An Ancient Japanese Fable Becomes a Charming Rock Opera
Decemberist leader Colin Meloy has crafted a charming, hour long folk/ rock opera based on an ancient Japanese fable dealing with greed, loyalty and betrayal. A poor man finds a wounded crane, which he rescues and returns to good health. Shortly after releasing it back to the wild, a mysterious woman arrives at his home. The two fall in love and get married. To make ends meet, she agrees to weave silk garments to sell at the local market. Her only condition for doing the work is that he never watches her doing it.
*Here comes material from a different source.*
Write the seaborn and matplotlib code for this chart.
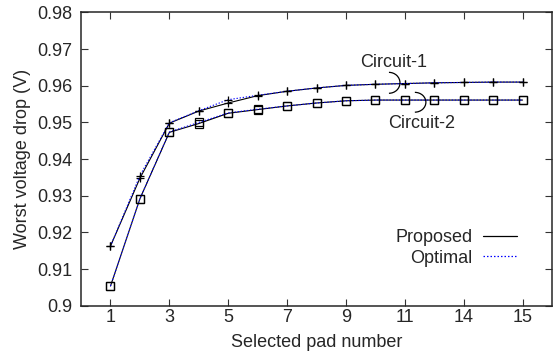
import pandas as pd
import matplotlib
matplotlib.use("Agg")
import matplotlib.pyplot as plt
import seaborn as sns
from matplotlib.lines import Line2D
from matplotlib.patches import Arc

# pad index along x (ticks are labelled with the real pad numbers)
pads = list(range(1, 16))
tick_pos = [1, 3, 5, 7, 9, 11, 13, 15]
tick_labels = ["1", "3", "5", "7", "9", "11", "14", "15"]
y_ticks = [0.90, 0.91, 0.92, 0.93, 0.94, 0.95, 0.96, 0.97, 0.98]

c1_proposed = [0.9163, 0.9348, 0.9498, 0.9531, 0.9553, 0.9573, 0.9585, 0.9594,
               0.9601, 0.9604, 0.9606, 0.9608, 0.9609, 0.9610, 0.9610]
c1_optimal = [0.9163, 0.9355, 0.9499, 0.9532, 0.9562, 0.9574, 0.9585, 0.9594,
              0.9601, 0.9604, 0.9606, 0.9608, 0.9609, 0.9610, 0.9610]
c2_proposed = [0.9054, 0.9292, 0.9473, 0.9497, 0.9525, 0.9535, 0.9545, 0.9553,
               0.9559, 0.9561, 0.9561, 0.9561, 0.9561, 0.9561, 0.9561]
c2_optimal = [0.9054, 0.9292, 0.9474, 0.9500, 0.9526, 0.9536, 0.9545, 0.9553,
              0.9559, 0.9561, 0.9561, 0.9561, 0.9561, 0.9561, 0.9561]

sns.set_style("ticks")
plt.rcParams["font.family"] = ["Liberation Sans", "DejaVu Sans"]
fs = 13

fig = plt.figure(figsize=(5.59, 3.54), dpi=100)
ax = fig.add_axes([0.145, 0.136, 0.8425, 0.829])

dotted = (0, (1.2, 1.6))
series = [
    (c1_proposed, "+", "-", "black"),
    (c2_proposed, "s", "-", "black"),
    (c1_optimal, "+", dotted, "#0000ff"),
    (c2_optimal, "s", dotted, "#0000ff"),
]
for vals, mk, ls, col in series:
    sns.lineplot(x=pads, y=vals, ax=ax, color=col, linestyle=ls, linewidth=0.8,
                 marker=mk, markersize=6 if mk == "+" else 5.3,
                 markerfacecolor="none", markeredgecolor="black",
                 markeredgewidth=0.9)

ax.set_xlim(0, 16)
ax.set_ylim(0.9, 0.98)
ax.set_xticks(tick_pos)
ax.set_xticklabels(tick_labels)
ax.set_yticks(y_ticks)
ax.yaxis.set_major_formatter(matplotlib.ticker.FormatStrFormatter("%g"))
ax.tick_params(direction="in", length=5, width=0.8, labelsize=fs,
               top=True, right=True, color="#333333")
ax.tick_params(axis="x", pad=2)
ax.tick_params(axis="y", pad=6)
for s in ax.spines.values():
    s.set_linewidth(1.1)

ax.set_xlabel("Selected pad number", fontsize=fs, labelpad=6)
ax.set_ylabel("Worst voltage drop (V)", fontsize=fs, labelpad=5)

# circuit annotations
ax.add_patch(Arc((10.46, 0.9608), 0.75, 0.0057, theta1=-90, theta2=90,
                 color="black", lw=0.9))
ax.add_patch(Arc((11.34, 0.9555), 0.75, 0.0054, theta1=-90, theta2=90,
                 color="black", lw=0.9))
ax.text(10.63, 0.9664, "Circuit-1", fontsize=fs, ha="center", va="center")
ax.text(11.58, 0.9498, "Circuit-2", fontsize=fs, ha="center", va="center")

handles = [Line2D([], [], color="black", lw=0.9),
           Line2D([], [], color="#0000ff", lw=0.9, linestyle=dotted)]
ax.legend(handles, ["Proposed", "Optimal"], loc="upper right",
          bbox_to_anchor=(517 / 559, 1 - 229 / 354),
          bbox_transform=fig.transFigure, frameon=False, markerfirst=False,
          fontsize=fs, handlelength=1.9, handletextpad=0.55,
          labelspacing=0.2, borderpad=0, borderaxespad=0)

fig.savefig("out.png", dpi=100)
Her exquisite weaving and fine textured material become extremely popular and the couple begin to live well. The husband’s greed overtakes him and he begins demanding more and more production from his wife.
Curiosity overtakes him and he peeks in to see how she manages to weave what many consider to be almost magical cloth. Much to his surprise, he finds a crane plucking its feathers and using them in the loom to weave the material. Upon seeing the greedy man, the crane flies away, never to return.
The music runs the gamut from melodic folk-rock to Genesis and/or Jethro Tull like prog-rock, but despite the genre-crossing, the entire album holds together thanks to Meloy’s gift for story-telling and his soothing vocalizing.
Death Cab For Cutie’s guitarist Chris Walla and singer Laura Veirs (whose albums are produced by co-producer Tucker Martine) contribute, with Veirs’ hiccupy vocals on “Yankee Bayonet (I Will Be Home Then)” a standout on a double LP packed with highlights.
Hook-filled “easy access” melodies, thoughtful, well-crafted, literate lyrics and impressive, fine-sounding production, clearly pulled off without a big budget make this album, released last October, one of last’s years best and one that’s been spinning happily on my turntable for months. Better late than never, I guess.
Had this album been produced during the music biz’s heyday, when there were big budgets, big studios and high sonic expectations (because people actually cared and listened) it could have sounded spectacular instead of merely very good and more than competent. Highest recommendation.